Ok, so this is the case with regular or traditional functions, but what about arrow functions? Let’s change the regular function from above to the arrow function:
let a = 10;
b = 5;
let calculate = add(a, b);
console.log(calculate);
var add = (a, b) => a + b;
JavaScript engine will throw the same error (“TypeError: add is not a function”) as in the example above with the function expression, because the same as function expressions, the arrow functions aren’t hoisted.
So, what did we learn – let’s summarize the basics!
In terms of hoisting, we learned that it occurs during the creation phase of the execution context. During that process, variable and function declarations are prioritized and moved to the top of the script.
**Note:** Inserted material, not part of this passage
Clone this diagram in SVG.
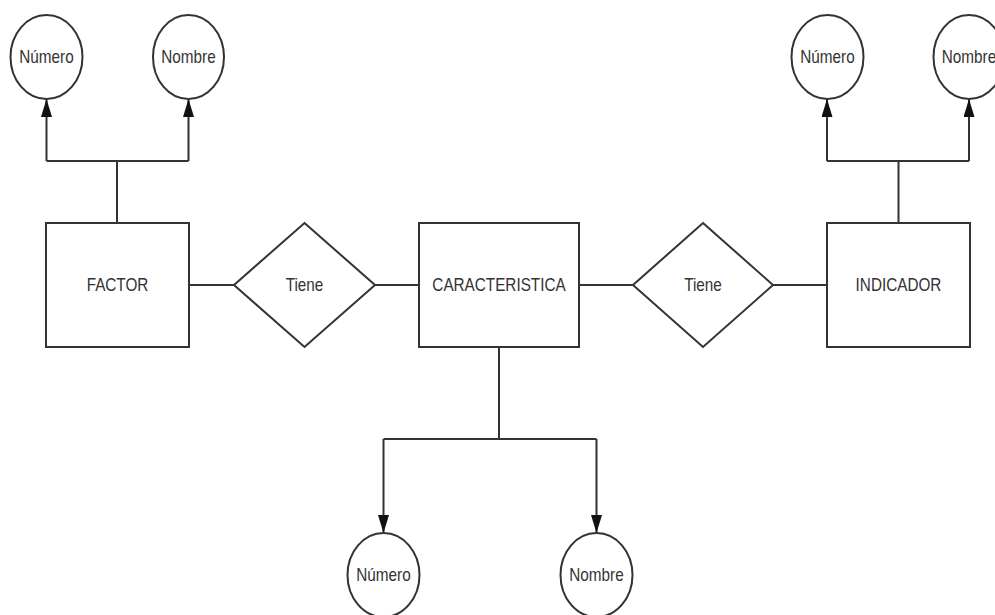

Variables declared with the var keyword are hoisted and initialized, but that is not the case with variables that are declared with the let keyword – these variables are not initialized.
In terms of hoisting, functions behave similarly to variables, except that function expressions and arrow functions aren’t hoisted. We’ve shown that through a few examples. In general, you should keep in mind a good programming practice while writing functions in JavaScript. A good way to avoid problems is to place the variables at the top of the local area in the function, which actually means you will hoist them yourself.